Suppose a, b ε Z. Prove that any solution to the equation x^3 +ax+b = 0 must either be an integer, or else be irrational.

Homework Equations

Not sure if this is right but x = m / n where m divides b and n divides 1

The Attempt at a Solution

So far i think i got x = m / n where m divides b and n divides 1 but i don't know where to go from there and i am kind of not sure if that's even right. There's probably some way to factor this right? I am trying to do this by contradiction so i assume that x = a/b where a,b belong to N


One More problem...

Homework Statement

Prove that log2n : n ε N consists entirely of integers and irrational numbers. (it's base 2 n not log(2n))

Homework Equations

log2n = a / b.
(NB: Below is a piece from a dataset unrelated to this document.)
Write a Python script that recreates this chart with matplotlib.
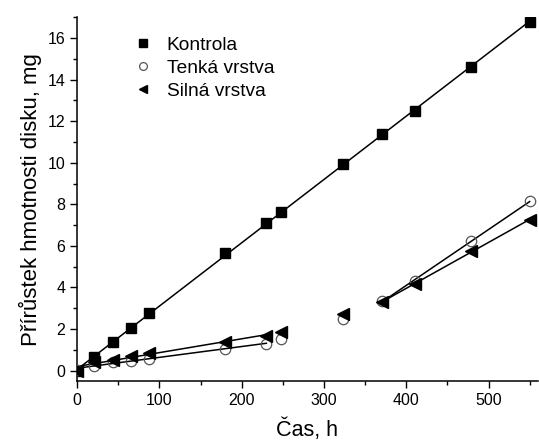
import numpy as np
import matplotlib
matplotlib.use('Agg')
import matplotlib.pyplot as plt
from matplotlib.ticker import MultipleLocator

plt.rcParams['font.family'] = ['Liberation Sans', 'DejaVu Sans']

# time, h
cas = [0, 20, 44, 66, 88, 180, 230, 248, 323, 370, 411, 479, 550]
# weight gain, mg
kontrola = [0.0, 0.64, 1.36, 2.04, 2.76, 5.66, 7.10, 7.61, 9.96, 11.40, 12.47, 14.62, 16.77]
tenka = [0.05, 0.24, 0.40, 0.48, 0.56, 1.06, 1.30, 1.53, 2.49, 3.35, 4.32, 6.22, 8.15]
silna = [0.0, 0.42, 0.52, 0.72, 0.86, 1.38, 1.68, 1.85, 2.70, 3.30, 4.17, 5.75, 7.25]

labels = ['Kontrola', 'Tenká vrstva', 'Silná vrstva']

cas = np.array(cas)
fig = plt.figure(figsize=(5.39, 4.41), dpi=100)
ax = fig.add_axes([0.143, 0.136, 0.855, 0.825])

def fit_line(x, y):
  p = np.polyfit(x, y, 1)
  xx = np.array([x[0], x[-1]])
  ax.plot(xx, np.polyval(p, xx), color='black', lw=1.1, zorder=2)

# fitted lines
fit_line(cas, np.array(kontrola))
for ser in [tenka, silna]:
  ser = np.array(ser)
  fit_line(cas[:7], ser[:7])
  fit_line(cas[9:], ser[9:])

ax.plot(cas, kontrola, 's', color='black', ms=7.5, ls='none', label=labels[0], zorder=3)
ax.plot(cas, tenka, 'o', mfc='none', mec='#555555', mew=0.9, ms=7.5, ls='none', label=labels[1], zorder=3)
ax.plot(cas, silna, '<', color='black', ms=8.5, ls='none', label=labels[2], zorder=4)

ax.set_xlim(0, 560)
ax.set_ylim(-0.5, 17)
ax.xaxis.set_major_locator(MultipleLocator(100))
ax.xaxis.set_minor_locator(MultipleLocator(50))
ax.yaxis.set_major_locator(MultipleLocator(2))
ax.yaxis.set_minor_locator(MultipleLocator(1))
ax.tick_params(which='major', direction='out', length=5, width=1, labelsize=11.5)
ax.tick_params(which='minor', direction='out', length=3, width=1)
for s in ['top', 'right']:
  ax.spines[s].set_visible(False)
for s in ['left', 'bottom']:
  ax.spines[s].set_linewidth(1.1)

ax.set_xlabel('Čas, h', fontsize=15.5, labelpad=8)
ax.set_ylabel('Přírůstek hmotnosti disku, mg', fontsize=16, labelpad=4)

ax.legend(loc='upper left', bbox_to_anchor=(0.08, 0.995), frameon=False, fontsize=13.8,
          markerscale=0.75, handlelength=1.2, handletextpad=0.65, labelspacing=0.3)

fig.savefig('out.png', dpi=100)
Trying to do a proof by contradiction so i started off by assuming log2n = a / b where a,b E N.

The Attempt at a Solution

As i said I'm doing a proof by contradiction. So far i have come up with log2n = a / b. I don't really know where to go from here. Rearranging the equation doesn't really help. Maybe use some laws for logarithms to write them differently? :/

 

[HallsofIvy]

Homework Statement

Suppose a, b ε Z. Prove that any solution to the equation x^3 +ax+b = 0 must either be an integer, or else be irrational.

Homework Equations

Not sure if this is right but x = m / n where m divides b and n divides 1

IF you allowed to use this, then surely you see that the only integers that divide 1 are 1 and -1! So if x is rational it is either m/1 or m/-1 for some integer m.

The Attempt at a Solution

So far i think i got x = m / n where m divides b and n divides 1 but i don't know where to go from there and i am kind of not sure if that's even right. There's probably some way to factor this right? I am trying to do this by contradiction so i assume that x = a/b where a,b belong to N


One More problem...

Homework Statement

Prove that log2n : n ε N consists entirely of integers and irrational numbers. (it's base 2 n not log(2n))

Homework Equations

log2n = a / b. Trying to do a proof by contradiction so i started off by assuming log2n = a / b where a,b E N.

The Attempt at a Solution

As i said I'm doing a proof by contradiction. So far i have come up with log2n = a / b. I don't really know where to go from here. Rearranging the equation doesn't really help. Maybe use some laws for logarithms to write them differently? :/

 

[hackboiz29]

Oh... wow okay so x could = m or -m both of which are integers. That makes sense. I don't understand how to prove that any other solution would be irrational :/

 

[willem2]

Oh... wow okay so x could = m or -m both of which are integers. That makes sense. I don't understand how to prove that any other solution would be irrational :/

what you used is called the rational root theorem, giving all possible values of rational roots, so any other roots must be ...

 

[HallsofIvy]

That proves that any rational root must be an integer. Of course, any other roots, that is, any root that is not rational, is irrational, by definition.

But I still wonder if you are allowed to use that. It seems too easy.

 

[hackboiz29]

My teacher told us to use that because we haven't really learned a lot yet. Thanks for your help! :)